## begin STORED DATA

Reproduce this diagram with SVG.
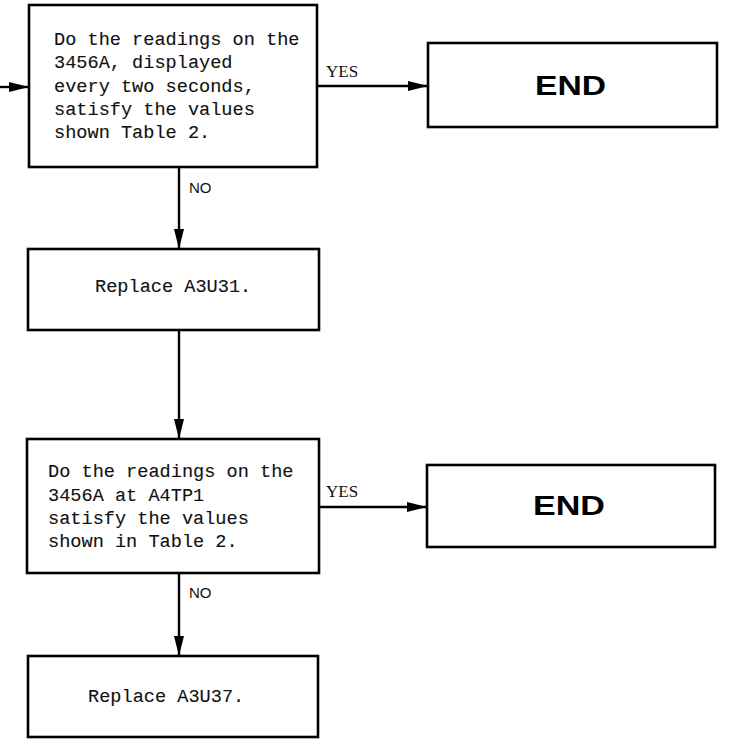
<svg xmlns="http://www.w3.org/2000/svg" width="732" height="745" viewBox="0 0 732 745">
  <defs>
    <marker id="arrow" markerUnits="userSpaceOnUse" markerWidth="20" markerHeight="12" refX="20" refY="6" orient="auto">
      <path d="M0,1 L20,6 L0,11 Z" fill="#000"/>
    </marker>
    <style>
      .box { fill: #fff; stroke: #000; stroke-width: 2.6; }
      .wire { fill: none; stroke: #000; stroke-width: 2.4; marker-end: url(#arrow); }
      .mono { font-family: "Liberation Mono", "DejaVu Sans Mono", monospace; font-size: 18.6px; fill: #111; stroke: #111; stroke-width: 0.12px; }
      .no { font-family: "Liberation Sans", Arial, sans-serif; font-size: 15px; fill: #111; }
      .yes { font-family: "Liberation Serif", "Times New Roman", serif; font-size: 17px; fill: #111; }
      .end { font-family: "Liberation Sans", Arial, sans-serif; font-weight: bold; font-size: 28px; fill: #000; }
    </style>
  </defs>
  <rect width="732" height="745" fill="#fff"/>

  <g id="connectors">
    <line class="wire" x1="0" y1="87" x2="29" y2="87"/>
    <line class="wire" x1="317" y1="86" x2="428" y2="86"/>
    <line class="wire" x1="179" y1="167" x2="179" y2="249"/>
    <line class="wire" x1="179" y1="330" x2="179" y2="439"/>
    <line class="wire" x1="319" y1="507" x2="427" y2="507"/>
    <line class="wire" x1="179" y1="573" x2="179" y2="656"/>
    <text class="yes" x="326" y="77">YES</text>
    <text class="no" x="189" y="193">NO</text>
    <text class="yes" x="326" y="497">YES</text>
    <text class="no" x="189" y="598">NO</text>
  </g>

  <g id="check-display">
    <rect class="box" x="29" y="5" width="288" height="162"/>
    <text class="mono">
      <tspan x="54" y="45">Do the readings on the</tspan>
      <tspan x="54" y="68">3456A, displayed</tspan>
      <tspan x="54" y="92">every two seconds,</tspan>
      <tspan x="54" y="115">satisfy the values</tspan>
      <tspan x="54" y="138">shown Table 2.</tspan>
    </text>
  </g>

  <g id="end-1">
    <rect class="box" x="428" y="43" width="289" height="84"/>
    <text class="end" x="535" y="95" textLength="71" lengthAdjust="spacingAndGlyphs">END</text>
  </g>

  <g id="replace-a3u31">
    <rect class="box" x="28" y="249" width="291" height="81"/>
    <text class="mono" x="95" y="292">Replace A3U31.</text>
  </g>

  <g id="check-a4tp1">
    <rect class="box" x="27" y="439" width="292" height="134"/>
    <text class="mono">
      <tspan x="48" y="477">Do the readings on the</tspan>
      <tspan x="48" y="501">3456A at A4TP1</tspan>
      <tspan x="48" y="524">satisfy the values</tspan>
      <tspan x="48" y="547">shown in Table 2.</tspan>
    </text>
  </g>

  <g id="end-2">
    <rect class="box" x="427" y="465" width="288" height="82"/>
    <text class="end" x="533" y="515" textLength="72" lengthAdjust="spacingAndGlyphs">END</text>
  </g>

  <g id="replace-a3u37">
    <rect class="box" x="28" y="656" width="290" height="81"/>
    <text class="mono" x="88" y="702">Replace A3U37.</text>
  </g>
</svg>
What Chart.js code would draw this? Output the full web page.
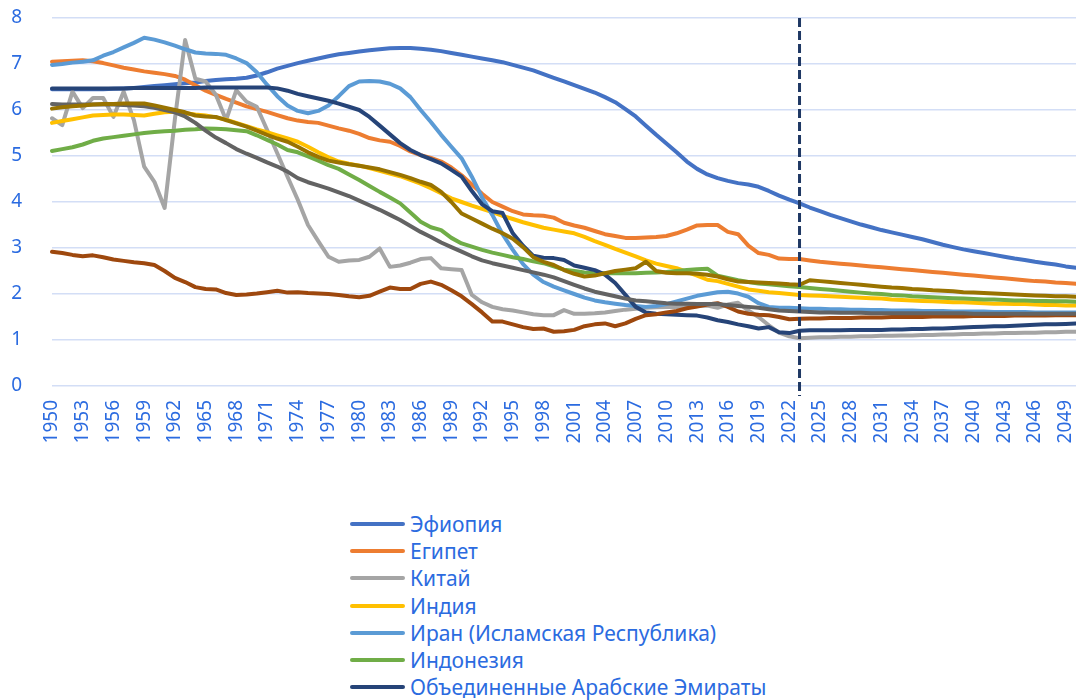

## end STORED DATA

- WORK TO COMPLETE
Using the listing above, show each line holding the string "this".

- TASK OUTPUT
Reproduce this diagram with SVG.
What Chart.js code would draw this? Output the full web page.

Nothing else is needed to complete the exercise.